* PROBLEM *
Track down the lines that contain "this" and copy them.

[Charts and diagrams as code]
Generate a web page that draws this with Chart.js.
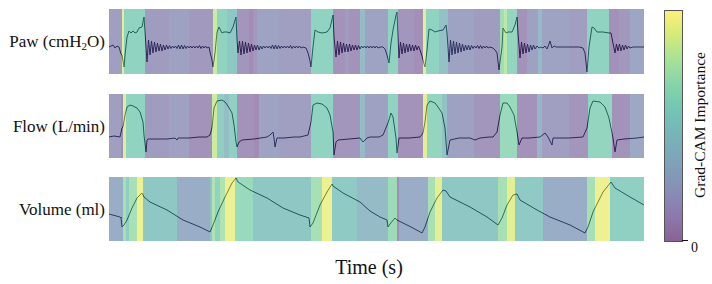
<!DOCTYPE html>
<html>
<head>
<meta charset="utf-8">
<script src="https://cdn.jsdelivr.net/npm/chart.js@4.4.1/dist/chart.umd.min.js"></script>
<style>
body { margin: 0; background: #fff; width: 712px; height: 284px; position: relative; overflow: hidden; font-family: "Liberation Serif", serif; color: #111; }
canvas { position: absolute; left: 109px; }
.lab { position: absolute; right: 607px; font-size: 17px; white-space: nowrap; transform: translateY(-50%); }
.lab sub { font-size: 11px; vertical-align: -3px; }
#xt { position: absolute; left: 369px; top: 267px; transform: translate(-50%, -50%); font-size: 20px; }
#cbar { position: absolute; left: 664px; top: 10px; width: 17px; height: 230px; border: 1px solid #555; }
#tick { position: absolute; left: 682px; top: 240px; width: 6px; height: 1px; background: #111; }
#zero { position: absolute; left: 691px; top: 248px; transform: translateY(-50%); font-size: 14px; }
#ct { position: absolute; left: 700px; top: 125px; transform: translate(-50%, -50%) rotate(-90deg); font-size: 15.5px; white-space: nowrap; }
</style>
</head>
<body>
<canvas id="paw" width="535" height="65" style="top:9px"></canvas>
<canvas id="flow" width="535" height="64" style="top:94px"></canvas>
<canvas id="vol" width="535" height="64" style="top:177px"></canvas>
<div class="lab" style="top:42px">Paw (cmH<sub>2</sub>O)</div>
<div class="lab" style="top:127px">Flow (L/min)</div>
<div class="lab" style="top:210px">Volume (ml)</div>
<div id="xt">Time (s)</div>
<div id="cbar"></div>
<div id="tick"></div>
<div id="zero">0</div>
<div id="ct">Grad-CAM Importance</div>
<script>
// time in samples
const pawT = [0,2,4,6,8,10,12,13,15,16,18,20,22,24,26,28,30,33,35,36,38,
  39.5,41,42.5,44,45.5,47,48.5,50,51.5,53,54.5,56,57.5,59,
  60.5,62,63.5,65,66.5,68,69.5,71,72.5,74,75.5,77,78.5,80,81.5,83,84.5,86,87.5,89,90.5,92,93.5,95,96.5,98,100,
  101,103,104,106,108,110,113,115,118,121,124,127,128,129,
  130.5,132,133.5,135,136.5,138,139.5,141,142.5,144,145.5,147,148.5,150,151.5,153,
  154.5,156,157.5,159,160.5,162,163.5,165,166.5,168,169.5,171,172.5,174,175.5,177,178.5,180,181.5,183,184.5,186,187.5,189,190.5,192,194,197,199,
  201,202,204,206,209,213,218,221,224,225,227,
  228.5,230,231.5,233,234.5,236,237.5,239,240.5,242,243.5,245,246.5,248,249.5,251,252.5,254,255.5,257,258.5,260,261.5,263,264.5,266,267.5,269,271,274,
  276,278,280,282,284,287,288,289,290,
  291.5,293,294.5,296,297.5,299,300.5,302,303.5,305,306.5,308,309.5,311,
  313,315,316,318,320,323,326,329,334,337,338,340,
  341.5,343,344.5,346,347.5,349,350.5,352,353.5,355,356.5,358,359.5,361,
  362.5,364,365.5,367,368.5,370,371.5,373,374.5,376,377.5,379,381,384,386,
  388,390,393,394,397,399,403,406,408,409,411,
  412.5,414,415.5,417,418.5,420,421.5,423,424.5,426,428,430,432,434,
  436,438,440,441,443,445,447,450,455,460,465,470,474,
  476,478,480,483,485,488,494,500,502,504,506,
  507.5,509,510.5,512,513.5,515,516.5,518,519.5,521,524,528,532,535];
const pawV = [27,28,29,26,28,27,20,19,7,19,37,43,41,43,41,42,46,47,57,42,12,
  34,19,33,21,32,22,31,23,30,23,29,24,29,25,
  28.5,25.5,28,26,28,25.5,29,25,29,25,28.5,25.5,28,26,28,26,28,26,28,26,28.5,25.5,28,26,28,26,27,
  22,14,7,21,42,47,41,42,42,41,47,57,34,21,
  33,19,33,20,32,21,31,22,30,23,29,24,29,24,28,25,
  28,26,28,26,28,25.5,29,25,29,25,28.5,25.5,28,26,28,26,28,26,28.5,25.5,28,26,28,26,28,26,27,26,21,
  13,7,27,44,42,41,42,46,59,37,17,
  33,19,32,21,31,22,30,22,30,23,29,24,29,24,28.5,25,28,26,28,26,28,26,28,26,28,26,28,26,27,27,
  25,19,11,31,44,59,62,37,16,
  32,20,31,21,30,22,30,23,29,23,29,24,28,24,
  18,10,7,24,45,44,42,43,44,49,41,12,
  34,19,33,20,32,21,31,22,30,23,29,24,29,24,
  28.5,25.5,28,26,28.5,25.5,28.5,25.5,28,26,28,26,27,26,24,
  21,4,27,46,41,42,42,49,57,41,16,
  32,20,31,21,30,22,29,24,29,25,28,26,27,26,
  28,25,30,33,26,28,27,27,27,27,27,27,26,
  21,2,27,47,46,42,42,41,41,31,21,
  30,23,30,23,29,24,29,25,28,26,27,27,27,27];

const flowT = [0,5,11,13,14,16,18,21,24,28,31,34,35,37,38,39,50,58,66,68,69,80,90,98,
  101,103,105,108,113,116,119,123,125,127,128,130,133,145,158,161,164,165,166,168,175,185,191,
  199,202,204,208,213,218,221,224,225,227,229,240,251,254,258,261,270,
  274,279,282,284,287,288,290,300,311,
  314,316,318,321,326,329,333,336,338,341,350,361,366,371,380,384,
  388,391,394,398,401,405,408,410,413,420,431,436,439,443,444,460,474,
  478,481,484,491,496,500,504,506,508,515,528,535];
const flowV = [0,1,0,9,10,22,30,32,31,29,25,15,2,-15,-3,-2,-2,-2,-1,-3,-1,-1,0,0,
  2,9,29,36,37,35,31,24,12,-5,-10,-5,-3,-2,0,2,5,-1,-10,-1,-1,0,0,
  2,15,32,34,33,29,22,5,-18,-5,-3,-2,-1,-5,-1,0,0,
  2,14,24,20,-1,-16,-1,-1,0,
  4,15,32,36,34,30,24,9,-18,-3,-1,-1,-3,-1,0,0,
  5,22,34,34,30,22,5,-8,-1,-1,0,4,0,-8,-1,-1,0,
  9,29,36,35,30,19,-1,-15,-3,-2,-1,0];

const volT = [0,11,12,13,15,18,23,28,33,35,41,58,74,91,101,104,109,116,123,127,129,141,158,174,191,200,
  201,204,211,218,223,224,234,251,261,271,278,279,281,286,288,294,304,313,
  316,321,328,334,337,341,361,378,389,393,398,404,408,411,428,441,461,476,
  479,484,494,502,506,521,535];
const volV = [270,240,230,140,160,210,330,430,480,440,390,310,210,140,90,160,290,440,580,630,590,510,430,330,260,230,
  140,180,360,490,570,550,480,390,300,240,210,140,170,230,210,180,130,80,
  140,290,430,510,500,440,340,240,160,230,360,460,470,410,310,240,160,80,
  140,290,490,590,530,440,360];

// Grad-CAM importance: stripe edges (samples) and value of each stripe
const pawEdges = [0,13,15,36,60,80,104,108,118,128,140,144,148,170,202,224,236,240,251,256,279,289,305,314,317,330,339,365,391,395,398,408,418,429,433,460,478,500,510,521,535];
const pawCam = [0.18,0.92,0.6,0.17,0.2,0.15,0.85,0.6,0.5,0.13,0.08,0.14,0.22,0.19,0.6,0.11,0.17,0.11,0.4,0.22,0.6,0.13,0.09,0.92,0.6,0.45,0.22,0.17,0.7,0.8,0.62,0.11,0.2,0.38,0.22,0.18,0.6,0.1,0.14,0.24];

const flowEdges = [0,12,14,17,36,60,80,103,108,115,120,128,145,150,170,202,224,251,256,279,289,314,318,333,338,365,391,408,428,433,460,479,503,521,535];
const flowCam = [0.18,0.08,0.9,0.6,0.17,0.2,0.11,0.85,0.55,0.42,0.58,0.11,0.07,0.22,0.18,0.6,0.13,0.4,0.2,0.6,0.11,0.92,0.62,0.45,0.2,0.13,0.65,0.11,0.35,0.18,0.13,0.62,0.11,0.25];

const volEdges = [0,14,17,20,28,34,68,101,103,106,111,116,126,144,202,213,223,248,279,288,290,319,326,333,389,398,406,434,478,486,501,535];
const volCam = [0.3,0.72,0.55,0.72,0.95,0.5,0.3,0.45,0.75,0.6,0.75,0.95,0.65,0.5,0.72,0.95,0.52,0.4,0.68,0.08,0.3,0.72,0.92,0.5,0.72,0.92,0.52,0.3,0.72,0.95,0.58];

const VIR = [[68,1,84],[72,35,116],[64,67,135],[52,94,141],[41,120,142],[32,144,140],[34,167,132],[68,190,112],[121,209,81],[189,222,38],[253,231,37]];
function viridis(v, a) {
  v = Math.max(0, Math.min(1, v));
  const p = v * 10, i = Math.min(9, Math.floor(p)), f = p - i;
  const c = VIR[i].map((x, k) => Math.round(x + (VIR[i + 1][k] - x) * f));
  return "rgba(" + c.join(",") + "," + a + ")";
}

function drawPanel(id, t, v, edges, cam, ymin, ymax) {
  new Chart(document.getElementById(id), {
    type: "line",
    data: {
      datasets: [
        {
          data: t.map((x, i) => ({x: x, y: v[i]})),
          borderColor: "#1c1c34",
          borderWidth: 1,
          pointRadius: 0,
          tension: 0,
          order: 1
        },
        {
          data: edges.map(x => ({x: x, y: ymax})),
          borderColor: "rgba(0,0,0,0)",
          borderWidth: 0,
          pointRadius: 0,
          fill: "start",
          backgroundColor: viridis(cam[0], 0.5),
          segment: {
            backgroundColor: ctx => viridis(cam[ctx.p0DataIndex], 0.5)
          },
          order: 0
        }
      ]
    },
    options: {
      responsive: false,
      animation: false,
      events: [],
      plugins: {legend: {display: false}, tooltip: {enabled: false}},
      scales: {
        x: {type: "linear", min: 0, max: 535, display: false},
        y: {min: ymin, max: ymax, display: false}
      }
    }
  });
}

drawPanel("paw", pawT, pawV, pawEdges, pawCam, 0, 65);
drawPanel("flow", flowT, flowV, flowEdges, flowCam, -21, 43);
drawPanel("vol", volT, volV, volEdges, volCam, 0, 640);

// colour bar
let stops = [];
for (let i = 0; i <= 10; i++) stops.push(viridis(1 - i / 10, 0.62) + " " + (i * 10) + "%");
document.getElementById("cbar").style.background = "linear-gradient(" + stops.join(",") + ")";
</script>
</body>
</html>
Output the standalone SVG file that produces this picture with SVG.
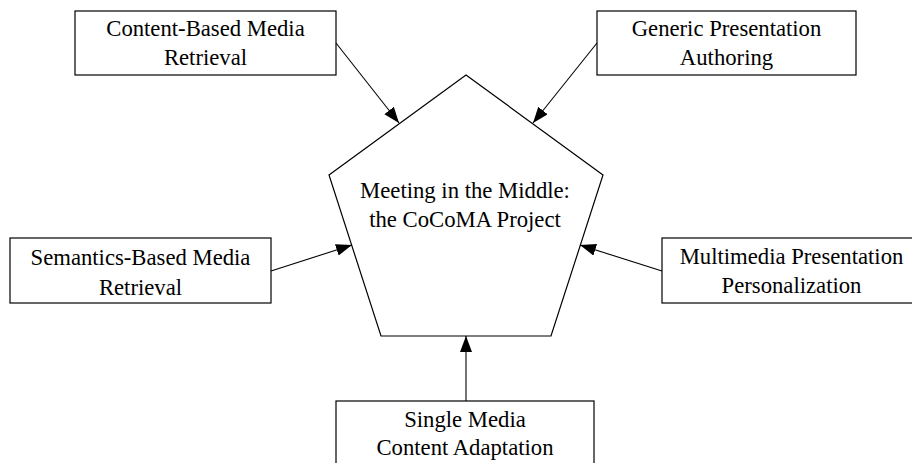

* OUTPUT OF THE TASK *
Generate a web page that draws this with Chart.js.
Output the standalone SVG file that produces this picture with SVG.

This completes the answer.